My grandmother had her own struggles in life, too. Going to a white school off the reservation, in her childhood years she fought off boys bigger than her who called her and her brothers ‘dumb squaws’. She married a white Jewish man to the disapproval of her family. Eventually he was accepted by tribe. When she travelled with her husband, they frequently came across restaurants and businesses that declared ‘No Indians Allowed!” Yes, this was a common sight in the 1960’s in upper midwest America around Indian reservations. They would go in anyway, her husband using his white privilege to assert that she and their children be served. And in 1972, at the age of 30, her husband died tragically of a brain aneurism, leaving behind her behind with five boys, all under the age of twelve 12. She drew on her experiences and wisdom from her mother to successfully raise them all.
TRAGIC TURN OF EVENTS
Eighteen years old, newlywed and an expectant mother, my husband and I lived near the reservation. Awakened by a phone call from my father one morning, I rushed over to his home.
Greeted by devastating news, my mother and grandfather had been the victim of homicide in their home in Arkansas. Gun violence. A home invasion. By a mentally ill family member. Hardship and heartbreak enveloped my like a dark night. Life outside the reservation was harsh and unpredictable. I doubted if faith could get me through this, but I held on to Islam and the teachings of my grandmother.
I questioned if it would be safer for me to take off the hijab. I reflected on my grandmother’s childhood and experience with her white husband. I decided to not take off my abaya and hijab. My grandmother couldn’t remove her skin color. I drew on the strength she taught me in those days dealing with anti-Muslim sentiment.

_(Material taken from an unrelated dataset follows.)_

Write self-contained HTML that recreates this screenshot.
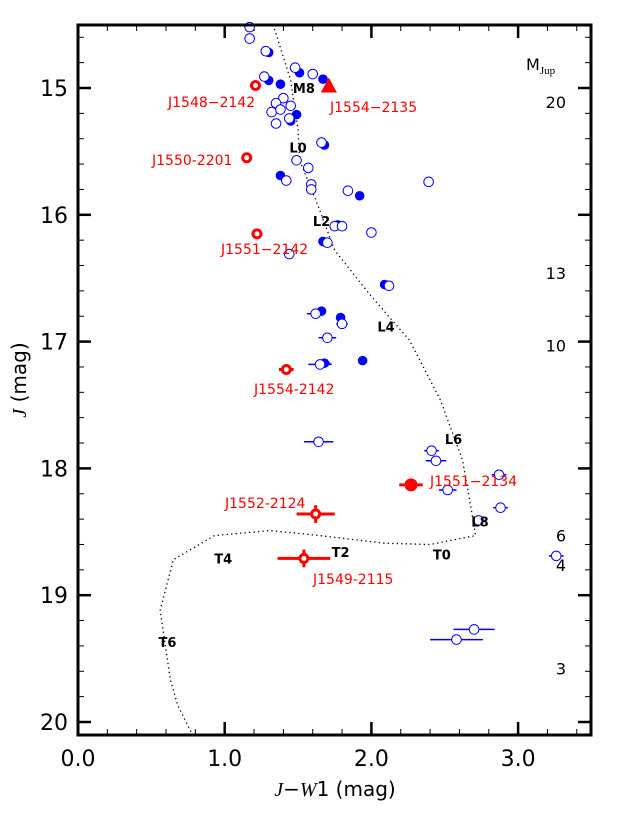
<!DOCTYPE html>
<html><head><meta charset="utf-8"><style>
body{margin:0;background:#fff;}
svg{display:block;font-family:"DejaVu Sans","Liberation Sans",sans-serif;}
</style></head><body>
<svg id="chart" width="617" height="817" viewBox="0 0 617 817" xmlns="http://www.w3.org/2000/svg">
<g id="ticks"></g><g id="track"></g><g id="marks"></g><g id="labels"></g>
<rect x="78" y="25" width="513" height="710" fill="none" stroke="#000" stroke-width="3"/>
<text x="335" y="796" font-size="20" text-anchor="middle"><tspan font-family="Liberation Serif,serif" font-style="italic">J</tspan>−<tspan font-family="Liberation Serif,serif" font-style="italic">W</tspan>1 (mag)</text>
<text transform="translate(26,380) rotate(-90)" font-size="20" text-anchor="middle"><tspan font-family="Liberation Serif,serif" font-style="italic">J</tspan> (mag)</text>
<text x="526" y="70" font-size="16">M<tspan font-family="Liberation Serif,serif" font-size="11" dy="4">Jup</tspan></text>
</svg>
<script>
const xTicks=[0,1,2,3];
const xTickLabels=["0.0","1.0","2.0","3.0"];
const yTicks=[15,16,17,18,19,20];
const yTickLabels=["15","16","17","18","19","20"];
const openX=[1.17,1.17,1.28,1.27,1.48,1.60,1.40,1.35,1.45,1.32,1.38,1.44,1.35,1.66,1.49,1.57,1.42,1.59,1.59,1.84,2.39,1.75,1.80,1.70,2.00,1.44,2.12,1.62,1.80,1.70,1.65,1.64,2.41,2.44,2.52,2.87,2.88,2.73,3.26,2.58,2.70];
const openY=[14.52,14.61,14.71,14.91,14.84,14.89,15.08,15.12,15.14,15.19,15.17,15.24,15.28,15.43,15.57,15.63,15.73,15.76,15.80,15.81,15.74,16.09,16.09,16.22,16.14,16.31,16.56,16.78,16.86,16.97,17.18,17.79,17.86,17.94,18.17,18.05,18.31,18.41,18.69,19.35,19.27];
const openXerr=[0,0,0,0,0,0,0,0,0,0,0,0,0,0,0,0,0,0,0,0,0,0,0,0,0,0,0,0.06,0.04,0.06,0.08,0.10,0.05,0.07,0.06,0.05,0.05,0.04,0.05,0.18,0.14];
const openYerr=[0,0,0,0,0,0,0,0,0,0,0,0,0,0,0,0,0,0,0,0,0,0,0,0,0,0,0,0,0,0,0,0,0,0,0,0,0,0,0,0.04,0.04];
const fillX=[1.30,1.30,1.51,1.38,1.67,1.49,1.45,1.68,1.38,1.92,1.77,1.67,2.09,1.66,1.79,1.68,1.94];
const fillY=[14.72,14.94,14.88,14.97,14.93,15.21,15.26,15.45,15.69,15.85,16.08,16.21,16.55,16.76,16.81,17.17,17.15];
const fillXerr=[0,0,0,0,0,0,0,0,0,0,0,0,0,0.03,0.03,0.04,0.03];
const redNames=["J1548−2142","J1550-2201","J1551−2142","J1554-2142","J1552-2124","J1549-2115","J1551−2134"];
const redX=[1.21,1.15,1.22,1.42,1.62,1.54,2.27];
const redY=[14.98,15.55,16.15,17.22,18.36,18.71,18.13];
const redXerr=[0,0,0,0.05,0.13,0.18,0.08];
const redYerr=[0,0,0,0,0.07,0.07,0];
const redFilled=[0,0,0,0,0,0,1];
const redLabelX=[168,152,221,254,225,313,430];
const redLabelY=[107,165,254,394,508,584,486];
const triX=[1.71];const triY=[14.98];const triName=["J1554−2135"];
const trackX=[1.33,1.45,1.50,1.51,1.62,1.75,1.99,2.26,2.47,2.62,2.67,2.71,2.62,2.40,2.09,1.65,1.31,0.93,0.65,0.56,0.63,0.68,0.78];
const trackY=[14.50,14.94,15.33,15.57,15.88,16.28,16.63,16.99,17.46,17.93,18.25,18.53,18.55,18.60,18.59,18.53,18.49,18.53,18.72,19.12,19.67,19.87,20.10];
const sptNames=["M8","L0","L2","L4","L6","L8","T0","T2","T4","T6"];
const sptX=[1.54,1.50,1.66,2.10,2.56,2.74,2.48,1.79,0.99,0.61];
const sptY=[15.0,15.47,16.05,16.88,17.77,18.42,18.68,18.66,18.71,19.37];
const massLabels=["20","13","10","6","4","3"];
const massY=[15.11,16.46,17.03,18.53,18.76,19.58];

const X=v=>78+146.7*v, Y=m=>88+126.8*(m-15);
const NS="http://www.w3.org/2000/svg";
function mk(tag,parent,attrs){const e=document.createElementNS(NS,tag);for(const k in attrs)e.setAttribute(k,attrs[k]);document.getElementById(parent).appendChild(e);return e;}
for(let v=0;v<=3.5001;v+=0.2){const major=xTicks.some(t=>Math.abs(t-v)<1e-6);const L=major?13:6;
 for(const [y0,d] of [[735,-1],[25,1]]){const t=mk('line','ticks',{x1:X(v),x2:X(v),y1:y0,y2:y0+d*L,stroke:'#000','stroke-width':major?2.5:1});
 
 }}
for(let m=14.6;m<=20.1001;m+=0.2){const major=yTicks.some(t=>Math.abs(t-m)<1e-6);const L=major?13:6;
 for(const [x0,d] of [[78,1],[591,-1]]){const t=mk('line','ticks',{x1:x0,x2:x0+d*L,y1:Y(m),y2:Y(m),stroke:'#000','stroke-width':major?2.5:1});
 
 }}
xTicks.forEach((v,i)=>{const t=mk('text','labels',{x:X(v),y:766,'font-size':22,'text-anchor':'middle'});t.textContent=xTickLabels[i];
 
 });
yTicks.forEach((m,i)=>{const t=mk('text','labels',{x:68,y:Y(m)+8,'font-size':22,'text-anchor':'end'});t.textContent=yTickLabels[i];
 
 });
const tr=mk('polyline','track',{points:trackX.map((v,i)=>X(v)+','+Y(trackY[i])).join(' '),fill:'none',stroke:'#000','stroke-width':1.3,'stroke-dasharray':'1.3,3.2'});


function errbar(x,y,xe,ye,col,w){
 if(xe>0){const l=mk('line','marks',{x1:X(x-xe),x2:X(x+xe),y1:Y(y),y2:Y(y),stroke:col,'stroke-width':w});
  
  }
 if(ye>0){const l=mk('line','marks',{x1:X(x),x2:X(x),y1:Y(y-ye),y2:Y(y+ye),stroke:col,'stroke-width':w});
  
  }}
fillX.forEach((v,i)=>{errbar(v,fillY[i],fillXerr[i],0,'#00f',1.5);
 const c=mk('circle','marks',{cx:X(v),cy:Y(fillY[i]),r:4.8,fill:'#00f'});
 
 });
openX.forEach((v,i)=>{errbar(v,openY[i],openXerr[i],openYerr[i],'#00f',1.5);
 const c=mk('circle','marks',{cx:X(v),cy:Y(openY[i]),r:4.8,fill:'#fff',stroke:'#00f','stroke-width':1});
 
 });
redX.forEach((v,i)=>{errbar(v,redY[i],redXerr[i],redYerr[i],'#f00',3);
 const c=redFilled[i]?mk('circle','marks',{cx:X(v),cy:Y(redY[i]),r:6.5,fill:'#f00'}):mk('circle','marks',{cx:X(v),cy:Y(redY[i]),r:4,fill:'#fff',stroke:'#f00','stroke-width':3});
 
 
 const t=mk('text','labels',{x:redLabelX[i],y:redLabelY[i],'font-size':14,fill:'#f00'});t.textContent=redNames[i];
 
 });
triX.forEach((v,i)=>{const cx=X(v),cy=Y(triY[i]);
 const p=mk('polygon','marks',{points:`${cx-8},${cy+7} ${cx+8},${cy+7} ${cx},${cy-8}`,fill:'#f00'});
 
 
 const t=mk('text','labels',{x:330,y:112,'font-size':14,fill:'#f00'});t.textContent=triName[i];
 
 });
sptNames.forEach((s,i)=>{const t=mk('text','labels',{x:X(sptX[i]),y:Y(sptY[i])+5,'font-size':13,'font-weight':'bold','text-anchor':'middle'});t.textContent=s;
 
 });
massLabels.forEach((s,i)=>{const t=mk('text','labels',{x:566,y:Y(massY[i])+6,'font-size':16,'text-anchor':'end'});t.textContent=s;
 
 });
</script>
</body></html>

Travelling to rural southern Arkansas in my traditional Islamic attire, for my mother’s funeral, I was confronted by Islamophobes. “We don’t serve you people here!” I was in disbelief because in Minnesota, no one had confronted me like that. I questioned if it would be safer for me to take off the hijab. I reflected on my grandmother’s childhood and experience with her white husband. I decided to not take off my abaya and hijab. My grandmother couldn’t remove her skin color. I drew on the strength she taught me in those days dealing with anti-Muslim sentiment.
In the days, weeks, and months that followed my mother’s absence felt like wandering through the hunting grounds aimlessly. Longing for her advice and companionship was like pulling up an empty net in a rough and icy lake. The sting of missing her felt like the cold net cutting through my bare hands as I pulled it out of the water, forgetting my netting gloves. The tragedy felt like the big thunderstorm ruining the wild rice crop the night before the harvest. But I had all the tools to survive, to thrive after this tragedy. I drew on those lessons of resilience, steadfastness, perseverance, and humor to carry me through the grieving process. Even our handcrafts helped to busy my mind and reconnect me with my culture during those dark times. My grandmother’s wisdom and my new faith guided me to healing. These days, I live the ease after the hardship. With my Master’s almost completed and my flourishing career, I acknowledge the intersectionality of my Ojibwe upbringing and my Islamic faith.